> **GOAL**
Only the lines from the start of the material through the line containing "cbarLabels = ['0.8', '1', '1.2', '1.4', '1.6', '1.8']" are to be extracted, exactly as they appear.

> **DATA LINES**
# # # # #
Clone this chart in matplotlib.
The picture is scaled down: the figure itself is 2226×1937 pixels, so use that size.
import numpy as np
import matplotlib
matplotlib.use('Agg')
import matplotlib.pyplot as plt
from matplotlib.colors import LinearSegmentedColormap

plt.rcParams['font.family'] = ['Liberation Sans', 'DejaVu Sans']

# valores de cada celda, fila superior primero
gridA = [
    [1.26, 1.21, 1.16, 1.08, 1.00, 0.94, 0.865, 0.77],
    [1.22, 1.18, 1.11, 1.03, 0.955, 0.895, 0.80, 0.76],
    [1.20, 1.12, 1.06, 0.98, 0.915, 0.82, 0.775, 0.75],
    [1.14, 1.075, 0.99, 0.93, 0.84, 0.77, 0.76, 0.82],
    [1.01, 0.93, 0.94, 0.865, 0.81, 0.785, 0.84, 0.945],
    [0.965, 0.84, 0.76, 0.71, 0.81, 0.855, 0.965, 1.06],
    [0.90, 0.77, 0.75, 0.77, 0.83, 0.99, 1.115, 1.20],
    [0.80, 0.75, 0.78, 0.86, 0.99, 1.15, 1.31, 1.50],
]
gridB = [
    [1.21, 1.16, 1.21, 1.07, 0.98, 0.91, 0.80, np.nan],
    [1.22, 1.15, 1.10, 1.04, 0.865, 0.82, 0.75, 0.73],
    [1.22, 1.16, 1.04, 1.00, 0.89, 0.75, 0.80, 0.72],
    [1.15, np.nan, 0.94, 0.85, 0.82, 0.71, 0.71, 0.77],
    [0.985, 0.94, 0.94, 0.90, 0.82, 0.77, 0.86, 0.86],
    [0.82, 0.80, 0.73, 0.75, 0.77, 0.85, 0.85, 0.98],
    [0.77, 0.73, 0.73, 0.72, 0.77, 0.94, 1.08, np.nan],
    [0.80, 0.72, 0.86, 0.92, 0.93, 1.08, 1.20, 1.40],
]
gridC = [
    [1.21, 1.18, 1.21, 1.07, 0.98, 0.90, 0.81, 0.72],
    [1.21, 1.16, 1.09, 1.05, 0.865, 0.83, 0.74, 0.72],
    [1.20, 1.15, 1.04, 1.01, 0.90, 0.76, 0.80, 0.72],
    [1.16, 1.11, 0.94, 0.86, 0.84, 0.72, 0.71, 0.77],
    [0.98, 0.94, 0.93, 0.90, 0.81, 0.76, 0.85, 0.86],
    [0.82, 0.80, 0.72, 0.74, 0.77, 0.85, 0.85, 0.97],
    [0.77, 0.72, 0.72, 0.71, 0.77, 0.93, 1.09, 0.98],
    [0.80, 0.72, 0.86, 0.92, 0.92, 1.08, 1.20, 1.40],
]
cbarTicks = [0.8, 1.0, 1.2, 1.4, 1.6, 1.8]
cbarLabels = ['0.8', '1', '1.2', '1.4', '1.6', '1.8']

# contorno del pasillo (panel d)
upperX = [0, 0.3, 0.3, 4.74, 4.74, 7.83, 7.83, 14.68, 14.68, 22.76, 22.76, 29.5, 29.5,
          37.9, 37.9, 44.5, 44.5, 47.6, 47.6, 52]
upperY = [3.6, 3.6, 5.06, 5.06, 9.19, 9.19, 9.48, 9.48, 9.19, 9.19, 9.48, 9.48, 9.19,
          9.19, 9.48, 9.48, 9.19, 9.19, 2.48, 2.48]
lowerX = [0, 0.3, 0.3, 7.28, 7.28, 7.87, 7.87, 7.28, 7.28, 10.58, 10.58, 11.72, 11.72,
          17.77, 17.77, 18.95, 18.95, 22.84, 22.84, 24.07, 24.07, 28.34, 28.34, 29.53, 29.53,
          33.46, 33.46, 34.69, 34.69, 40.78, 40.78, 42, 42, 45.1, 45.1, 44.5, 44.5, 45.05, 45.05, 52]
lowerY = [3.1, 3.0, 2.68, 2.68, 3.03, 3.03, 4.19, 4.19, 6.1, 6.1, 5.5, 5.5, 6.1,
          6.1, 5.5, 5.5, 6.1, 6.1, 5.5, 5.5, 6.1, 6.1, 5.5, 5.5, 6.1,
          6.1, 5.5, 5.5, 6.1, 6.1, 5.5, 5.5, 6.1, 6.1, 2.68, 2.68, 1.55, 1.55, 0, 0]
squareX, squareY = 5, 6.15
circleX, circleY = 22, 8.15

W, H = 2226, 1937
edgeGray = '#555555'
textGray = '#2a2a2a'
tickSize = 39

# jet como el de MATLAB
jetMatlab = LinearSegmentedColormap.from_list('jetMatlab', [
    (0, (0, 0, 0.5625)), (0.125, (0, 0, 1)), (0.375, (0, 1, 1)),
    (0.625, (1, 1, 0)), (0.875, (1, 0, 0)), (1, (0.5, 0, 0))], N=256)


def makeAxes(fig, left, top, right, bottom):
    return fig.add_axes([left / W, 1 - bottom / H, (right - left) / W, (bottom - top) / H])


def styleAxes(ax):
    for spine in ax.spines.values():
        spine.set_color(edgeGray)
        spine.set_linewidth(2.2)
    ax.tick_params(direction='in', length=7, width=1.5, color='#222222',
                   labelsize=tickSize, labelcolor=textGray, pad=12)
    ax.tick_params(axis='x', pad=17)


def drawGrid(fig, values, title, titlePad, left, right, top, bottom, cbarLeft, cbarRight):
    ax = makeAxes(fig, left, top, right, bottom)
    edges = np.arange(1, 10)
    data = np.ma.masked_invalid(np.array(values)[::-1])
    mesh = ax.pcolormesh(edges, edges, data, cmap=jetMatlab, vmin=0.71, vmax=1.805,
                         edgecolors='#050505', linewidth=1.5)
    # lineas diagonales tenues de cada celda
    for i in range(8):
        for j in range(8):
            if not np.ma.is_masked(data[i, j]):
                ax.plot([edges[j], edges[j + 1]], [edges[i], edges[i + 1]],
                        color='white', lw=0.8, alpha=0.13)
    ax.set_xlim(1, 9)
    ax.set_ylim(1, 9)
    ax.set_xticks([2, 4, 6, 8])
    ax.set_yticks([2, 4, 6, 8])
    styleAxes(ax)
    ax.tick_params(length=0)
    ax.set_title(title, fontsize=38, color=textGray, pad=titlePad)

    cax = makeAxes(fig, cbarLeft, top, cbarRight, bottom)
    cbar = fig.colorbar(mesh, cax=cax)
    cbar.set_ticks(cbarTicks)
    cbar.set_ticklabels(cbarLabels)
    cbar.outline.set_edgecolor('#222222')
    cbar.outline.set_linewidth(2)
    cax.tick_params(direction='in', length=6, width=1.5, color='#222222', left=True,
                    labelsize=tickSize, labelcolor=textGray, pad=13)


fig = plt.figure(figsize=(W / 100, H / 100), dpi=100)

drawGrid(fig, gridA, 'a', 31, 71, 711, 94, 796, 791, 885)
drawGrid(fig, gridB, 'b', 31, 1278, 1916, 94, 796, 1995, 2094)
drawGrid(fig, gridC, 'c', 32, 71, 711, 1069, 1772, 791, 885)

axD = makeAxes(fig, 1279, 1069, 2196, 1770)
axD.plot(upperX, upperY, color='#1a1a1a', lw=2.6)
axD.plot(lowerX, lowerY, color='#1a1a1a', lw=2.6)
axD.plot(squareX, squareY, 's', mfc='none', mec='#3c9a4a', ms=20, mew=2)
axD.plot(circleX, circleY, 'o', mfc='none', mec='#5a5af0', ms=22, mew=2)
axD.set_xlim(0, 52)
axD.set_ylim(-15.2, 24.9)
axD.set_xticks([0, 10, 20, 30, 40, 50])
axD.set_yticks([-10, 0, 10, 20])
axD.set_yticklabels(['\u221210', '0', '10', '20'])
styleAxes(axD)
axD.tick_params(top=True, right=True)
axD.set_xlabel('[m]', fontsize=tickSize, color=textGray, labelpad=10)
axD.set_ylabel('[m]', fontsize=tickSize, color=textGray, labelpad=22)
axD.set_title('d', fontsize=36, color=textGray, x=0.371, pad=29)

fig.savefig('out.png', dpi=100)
# # # # #
> **ANSWER TO THIS TASK**
Clone this chart in matplotlib.
The picture is scaled down: the figure itself is 2226×1937 pixels, so use that size.
import numpy as np
import matplotlib
matplotlib.use('Agg')
import matplotlib.pyplot as plt
from matplotlib.colors import LinearSegmentedColormap

plt.rcParams['font.family'] = ['Liberation Sans', 'DejaVu Sans']

# valores de cada celda, fila superior primero
gridA = [
    [1.26, 1.21, 1.16, 1.08, 1.00, 0.94, 0.865, 0.77],
    [1.22, 1.18, 1.11, 1.03, 0.955, 0.895, 0.80, 0.76],
    [1.20, 1.12, 1.06, 0.98, 0.915, 0.82, 0.775, 0.75],
    [1.14, 1.075, 0.99, 0.93, 0.84, 0.77, 0.76, 0.82],
    [1.01, 0.93, 0.94, 0.865, 0.81, 0.785, 0.84, 0.945],
    [0.965, 0.84, 0.76, 0.71, 0.81, 0.855, 0.965, 1.06],
    [0.90, 0.77, 0.75, 0.77, 0.83, 0.99, 1.115, 1.20],
    [0.80, 0.75, 0.78, 0.86, 0.99, 1.15, 1.31, 1.50],
]
gridB = [
    [1.21, 1.16, 1.21, 1.07, 0.98, 0.91, 0.80, np.nan],
    [1.22, 1.15, 1.10, 1.04, 0.865, 0.82, 0.75, 0.73],
    [1.22, 1.16, 1.04, 1.00, 0.89, 0.75, 0.80, 0.72],
    [1.15, np.nan, 0.94, 0.85, 0.82, 0.71, 0.71, 0.77],
    [0.985, 0.94, 0.94, 0.90, 0.82, 0.77, 0.86, 0.86],
    [0.82, 0.80, 0.73, 0.75, 0.77, 0.85, 0.85, 0.98],
    [0.77, 0.73, 0.73, 0.72, 0.77, 0.94, 1.08, np.nan],
    [0.80, 0.72, 0.86, 0.92, 0.93, 1.08, 1.20, 1.40],
]
gridC = [
    [1.21, 1.18, 1.21, 1.07, 0.98, 0.90, 0.81, 0.72],
    [1.21, 1.16, 1.09, 1.05, 0.865, 0.83, 0.74, 0.72],
    [1.20, 1.15, 1.04, 1.01, 0.90, 0.76, 0.80, 0.72],
    [1.16, 1.11, 0.94, 0.86, 0.84, 0.72, 0.71, 0.77],
    [0.98, 0.94, 0.93, 0.90, 0.81, 0.76, 0.85, 0.86],
    [0.82, 0.80, 0.72, 0.74, 0.77, 0.85, 0.85, 0.97],
    [0.77, 0.72, 0.72, 0.71, 0.77, 0.93, 1.09, 0.98],
    [0.80, 0.72, 0.86, 0.92, 0.92, 1.08, 1.20, 1.40],
]
cbarTicks = [0.8, 1.0, 1.2, 1.4, 1.6, 1.8]
cbarLabels = ['0.8', '1', '1.2', '1.4', '1.6', '1.8']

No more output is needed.